INPUT RECORDS »

————

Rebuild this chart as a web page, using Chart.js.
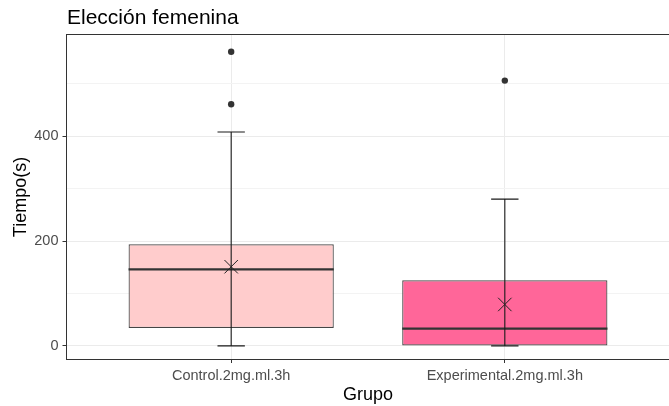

————

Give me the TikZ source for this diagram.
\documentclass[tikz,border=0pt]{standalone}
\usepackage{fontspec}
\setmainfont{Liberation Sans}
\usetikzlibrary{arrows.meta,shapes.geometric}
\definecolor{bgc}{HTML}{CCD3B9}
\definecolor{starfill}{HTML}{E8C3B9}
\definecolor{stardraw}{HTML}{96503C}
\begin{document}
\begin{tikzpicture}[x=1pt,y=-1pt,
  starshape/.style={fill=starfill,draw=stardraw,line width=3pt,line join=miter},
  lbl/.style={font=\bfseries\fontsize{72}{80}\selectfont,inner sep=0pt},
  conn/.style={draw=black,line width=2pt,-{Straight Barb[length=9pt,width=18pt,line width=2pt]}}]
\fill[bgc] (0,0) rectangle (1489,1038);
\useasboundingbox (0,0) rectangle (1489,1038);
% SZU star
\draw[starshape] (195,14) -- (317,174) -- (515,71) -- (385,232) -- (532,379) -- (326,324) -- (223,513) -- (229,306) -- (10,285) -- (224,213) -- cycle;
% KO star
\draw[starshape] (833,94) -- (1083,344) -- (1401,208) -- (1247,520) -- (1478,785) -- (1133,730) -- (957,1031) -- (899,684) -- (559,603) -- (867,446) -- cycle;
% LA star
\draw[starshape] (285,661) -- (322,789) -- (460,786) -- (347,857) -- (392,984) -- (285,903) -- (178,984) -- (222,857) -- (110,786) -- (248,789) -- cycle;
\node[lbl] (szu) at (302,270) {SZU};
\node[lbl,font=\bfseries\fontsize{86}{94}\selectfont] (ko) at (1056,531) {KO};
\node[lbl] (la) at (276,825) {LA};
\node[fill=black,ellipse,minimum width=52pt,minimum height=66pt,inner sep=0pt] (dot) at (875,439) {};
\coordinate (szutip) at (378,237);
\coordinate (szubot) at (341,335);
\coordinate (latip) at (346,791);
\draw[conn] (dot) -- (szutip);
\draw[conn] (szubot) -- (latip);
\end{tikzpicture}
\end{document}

————

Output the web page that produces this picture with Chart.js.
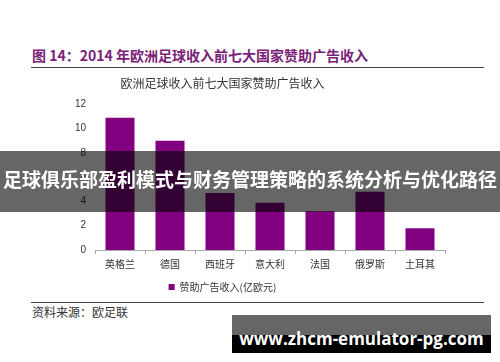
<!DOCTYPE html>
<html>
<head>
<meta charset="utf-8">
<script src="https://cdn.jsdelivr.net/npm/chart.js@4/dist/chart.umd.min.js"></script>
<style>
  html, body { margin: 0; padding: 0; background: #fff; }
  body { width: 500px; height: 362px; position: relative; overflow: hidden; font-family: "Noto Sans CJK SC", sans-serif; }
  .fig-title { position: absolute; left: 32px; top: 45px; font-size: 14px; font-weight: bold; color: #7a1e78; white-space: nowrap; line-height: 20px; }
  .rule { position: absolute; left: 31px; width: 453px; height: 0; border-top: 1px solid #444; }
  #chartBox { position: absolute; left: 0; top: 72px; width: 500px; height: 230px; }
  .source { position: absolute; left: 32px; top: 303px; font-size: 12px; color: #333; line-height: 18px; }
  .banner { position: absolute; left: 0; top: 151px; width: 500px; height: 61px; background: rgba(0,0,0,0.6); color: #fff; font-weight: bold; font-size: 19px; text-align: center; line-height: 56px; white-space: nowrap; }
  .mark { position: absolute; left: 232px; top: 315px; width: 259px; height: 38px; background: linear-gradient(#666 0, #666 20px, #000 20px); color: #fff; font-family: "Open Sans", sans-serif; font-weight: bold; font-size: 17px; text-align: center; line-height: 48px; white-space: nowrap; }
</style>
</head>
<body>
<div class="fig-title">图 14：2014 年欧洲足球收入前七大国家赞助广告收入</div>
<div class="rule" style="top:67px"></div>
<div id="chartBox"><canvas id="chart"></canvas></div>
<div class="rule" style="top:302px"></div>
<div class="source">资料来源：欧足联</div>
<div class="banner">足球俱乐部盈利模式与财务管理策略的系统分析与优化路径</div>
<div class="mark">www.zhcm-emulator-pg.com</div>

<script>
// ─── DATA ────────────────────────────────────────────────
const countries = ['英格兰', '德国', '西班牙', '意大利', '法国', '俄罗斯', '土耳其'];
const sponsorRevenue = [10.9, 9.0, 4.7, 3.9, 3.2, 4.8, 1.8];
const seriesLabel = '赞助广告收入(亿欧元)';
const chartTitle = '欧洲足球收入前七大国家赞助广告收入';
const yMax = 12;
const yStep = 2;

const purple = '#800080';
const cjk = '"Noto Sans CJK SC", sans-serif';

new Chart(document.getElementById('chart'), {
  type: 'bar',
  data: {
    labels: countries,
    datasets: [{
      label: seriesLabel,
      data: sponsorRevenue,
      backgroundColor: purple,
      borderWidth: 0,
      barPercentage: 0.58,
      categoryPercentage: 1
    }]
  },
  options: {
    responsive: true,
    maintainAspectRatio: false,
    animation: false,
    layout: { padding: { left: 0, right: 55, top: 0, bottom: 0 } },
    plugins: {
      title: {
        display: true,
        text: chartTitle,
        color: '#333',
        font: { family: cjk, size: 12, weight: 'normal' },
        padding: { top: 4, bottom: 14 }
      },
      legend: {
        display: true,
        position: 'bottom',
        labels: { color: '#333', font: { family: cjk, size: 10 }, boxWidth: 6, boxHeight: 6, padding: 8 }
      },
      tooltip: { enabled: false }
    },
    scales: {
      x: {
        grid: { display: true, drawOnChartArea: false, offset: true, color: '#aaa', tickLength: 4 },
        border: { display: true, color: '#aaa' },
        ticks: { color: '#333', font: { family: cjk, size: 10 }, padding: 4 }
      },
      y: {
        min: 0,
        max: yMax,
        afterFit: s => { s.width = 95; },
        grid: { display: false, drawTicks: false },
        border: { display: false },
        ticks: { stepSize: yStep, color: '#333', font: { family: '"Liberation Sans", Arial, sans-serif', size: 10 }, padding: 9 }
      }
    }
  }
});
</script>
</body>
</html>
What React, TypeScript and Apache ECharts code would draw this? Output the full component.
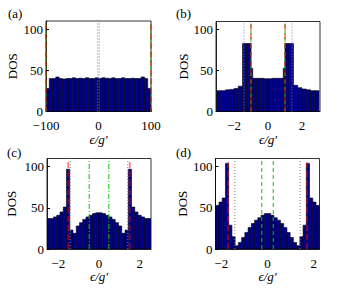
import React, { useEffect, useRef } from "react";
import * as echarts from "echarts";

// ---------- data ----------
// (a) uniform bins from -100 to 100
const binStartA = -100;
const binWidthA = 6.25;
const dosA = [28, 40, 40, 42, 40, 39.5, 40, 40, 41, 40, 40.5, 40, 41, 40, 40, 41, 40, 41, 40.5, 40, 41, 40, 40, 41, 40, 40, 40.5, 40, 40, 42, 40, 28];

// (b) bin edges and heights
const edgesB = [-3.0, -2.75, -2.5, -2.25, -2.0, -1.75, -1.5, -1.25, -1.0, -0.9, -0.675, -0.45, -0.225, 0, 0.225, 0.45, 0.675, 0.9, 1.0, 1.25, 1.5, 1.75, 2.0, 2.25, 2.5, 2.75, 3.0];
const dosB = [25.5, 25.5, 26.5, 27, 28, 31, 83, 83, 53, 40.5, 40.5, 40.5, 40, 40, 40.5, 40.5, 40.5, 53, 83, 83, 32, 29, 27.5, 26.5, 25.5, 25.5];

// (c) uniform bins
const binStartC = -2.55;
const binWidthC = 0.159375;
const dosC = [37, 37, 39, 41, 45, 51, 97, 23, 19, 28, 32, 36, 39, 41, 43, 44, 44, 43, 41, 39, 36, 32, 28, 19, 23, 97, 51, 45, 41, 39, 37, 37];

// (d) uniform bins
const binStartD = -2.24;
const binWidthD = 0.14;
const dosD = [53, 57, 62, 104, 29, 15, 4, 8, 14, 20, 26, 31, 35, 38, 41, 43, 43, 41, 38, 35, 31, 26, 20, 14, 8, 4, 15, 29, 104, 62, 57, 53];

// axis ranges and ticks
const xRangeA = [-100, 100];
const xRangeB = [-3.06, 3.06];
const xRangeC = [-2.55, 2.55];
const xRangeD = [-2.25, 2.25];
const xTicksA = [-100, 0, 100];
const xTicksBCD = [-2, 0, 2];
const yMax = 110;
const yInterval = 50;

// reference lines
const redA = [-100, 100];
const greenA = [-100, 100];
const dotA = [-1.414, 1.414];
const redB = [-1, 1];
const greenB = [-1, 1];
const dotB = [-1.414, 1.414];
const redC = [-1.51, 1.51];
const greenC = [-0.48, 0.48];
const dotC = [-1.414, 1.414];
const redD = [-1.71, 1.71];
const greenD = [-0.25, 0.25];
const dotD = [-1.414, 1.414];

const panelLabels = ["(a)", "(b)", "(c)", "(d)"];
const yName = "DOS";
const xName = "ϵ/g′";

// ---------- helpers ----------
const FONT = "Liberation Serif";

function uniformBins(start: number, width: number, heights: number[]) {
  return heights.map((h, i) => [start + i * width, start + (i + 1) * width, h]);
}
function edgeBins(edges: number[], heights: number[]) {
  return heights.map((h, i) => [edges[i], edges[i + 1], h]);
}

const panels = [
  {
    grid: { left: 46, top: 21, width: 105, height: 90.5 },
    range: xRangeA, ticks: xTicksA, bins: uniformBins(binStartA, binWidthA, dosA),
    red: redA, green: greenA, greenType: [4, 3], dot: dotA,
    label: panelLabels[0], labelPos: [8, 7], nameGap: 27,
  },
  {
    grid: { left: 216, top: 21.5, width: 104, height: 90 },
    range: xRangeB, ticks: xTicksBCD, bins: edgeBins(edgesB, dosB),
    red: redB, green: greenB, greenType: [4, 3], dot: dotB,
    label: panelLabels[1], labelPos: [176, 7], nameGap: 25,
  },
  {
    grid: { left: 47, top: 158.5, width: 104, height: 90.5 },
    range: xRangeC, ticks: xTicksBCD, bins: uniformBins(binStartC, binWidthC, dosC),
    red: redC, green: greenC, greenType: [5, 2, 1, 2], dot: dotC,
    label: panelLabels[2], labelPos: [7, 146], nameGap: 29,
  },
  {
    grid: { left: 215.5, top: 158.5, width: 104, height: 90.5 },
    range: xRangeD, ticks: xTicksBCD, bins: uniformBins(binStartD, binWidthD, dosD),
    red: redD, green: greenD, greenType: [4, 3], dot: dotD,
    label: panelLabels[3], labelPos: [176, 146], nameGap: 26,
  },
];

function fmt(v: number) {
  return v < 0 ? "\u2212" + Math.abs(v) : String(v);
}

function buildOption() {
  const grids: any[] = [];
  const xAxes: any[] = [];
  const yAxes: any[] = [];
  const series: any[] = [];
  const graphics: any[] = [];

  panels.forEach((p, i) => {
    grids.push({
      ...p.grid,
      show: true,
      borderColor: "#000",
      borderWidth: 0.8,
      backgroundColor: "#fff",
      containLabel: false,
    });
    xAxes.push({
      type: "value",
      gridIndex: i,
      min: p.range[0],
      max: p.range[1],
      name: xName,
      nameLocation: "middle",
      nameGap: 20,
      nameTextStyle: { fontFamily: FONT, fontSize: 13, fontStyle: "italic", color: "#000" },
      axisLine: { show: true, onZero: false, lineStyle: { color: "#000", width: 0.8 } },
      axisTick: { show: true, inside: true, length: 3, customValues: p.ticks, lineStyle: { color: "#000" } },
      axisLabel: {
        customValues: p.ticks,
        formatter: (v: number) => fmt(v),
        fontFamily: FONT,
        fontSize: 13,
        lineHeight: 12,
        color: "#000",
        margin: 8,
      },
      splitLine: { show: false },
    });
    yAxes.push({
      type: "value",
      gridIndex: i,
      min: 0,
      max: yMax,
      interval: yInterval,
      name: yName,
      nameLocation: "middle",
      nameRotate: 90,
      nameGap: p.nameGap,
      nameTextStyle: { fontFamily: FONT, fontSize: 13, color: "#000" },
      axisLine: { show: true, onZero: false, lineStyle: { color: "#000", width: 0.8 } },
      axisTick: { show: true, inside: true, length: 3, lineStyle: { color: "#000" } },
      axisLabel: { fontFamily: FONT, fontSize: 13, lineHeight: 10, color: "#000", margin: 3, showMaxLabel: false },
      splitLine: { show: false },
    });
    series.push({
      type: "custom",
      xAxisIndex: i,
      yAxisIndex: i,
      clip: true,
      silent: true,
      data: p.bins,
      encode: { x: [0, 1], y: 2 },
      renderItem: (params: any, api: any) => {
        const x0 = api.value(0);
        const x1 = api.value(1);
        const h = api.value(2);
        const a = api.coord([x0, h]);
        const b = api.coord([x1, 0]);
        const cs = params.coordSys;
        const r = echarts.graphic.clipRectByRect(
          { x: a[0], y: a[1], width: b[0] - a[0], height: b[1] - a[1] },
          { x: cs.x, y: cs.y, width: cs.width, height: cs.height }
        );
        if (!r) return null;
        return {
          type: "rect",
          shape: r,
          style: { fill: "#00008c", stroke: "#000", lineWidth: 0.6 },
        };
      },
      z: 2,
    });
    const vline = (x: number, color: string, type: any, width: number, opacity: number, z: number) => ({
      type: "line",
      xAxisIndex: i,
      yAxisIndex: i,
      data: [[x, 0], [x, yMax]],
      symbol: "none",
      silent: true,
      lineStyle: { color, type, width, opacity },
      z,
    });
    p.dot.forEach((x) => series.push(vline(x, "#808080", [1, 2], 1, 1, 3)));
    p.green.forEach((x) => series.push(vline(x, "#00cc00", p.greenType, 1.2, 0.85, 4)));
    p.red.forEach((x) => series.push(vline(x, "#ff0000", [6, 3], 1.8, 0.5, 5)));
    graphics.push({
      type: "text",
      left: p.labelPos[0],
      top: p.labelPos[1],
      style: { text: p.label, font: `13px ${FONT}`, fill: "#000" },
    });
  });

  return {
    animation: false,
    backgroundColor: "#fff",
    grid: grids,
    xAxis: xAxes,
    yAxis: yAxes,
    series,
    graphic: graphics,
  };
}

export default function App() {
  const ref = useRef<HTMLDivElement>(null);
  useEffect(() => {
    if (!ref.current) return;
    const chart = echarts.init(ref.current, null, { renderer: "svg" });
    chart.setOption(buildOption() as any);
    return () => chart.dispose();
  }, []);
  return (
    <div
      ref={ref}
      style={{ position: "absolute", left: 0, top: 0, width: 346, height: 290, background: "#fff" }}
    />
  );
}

————

WHAT IS NEEDED » Identify each line holding the string "source", and copy it out.

RESPONSE TO THE TASK »
Give me the TikZ source for this diagram.
  .source { position: absolute; left: 32px; top: 303px; font-size: 12px; color: #333; line-height: 18px; }
<div class="source">资料来源：欧足联</div>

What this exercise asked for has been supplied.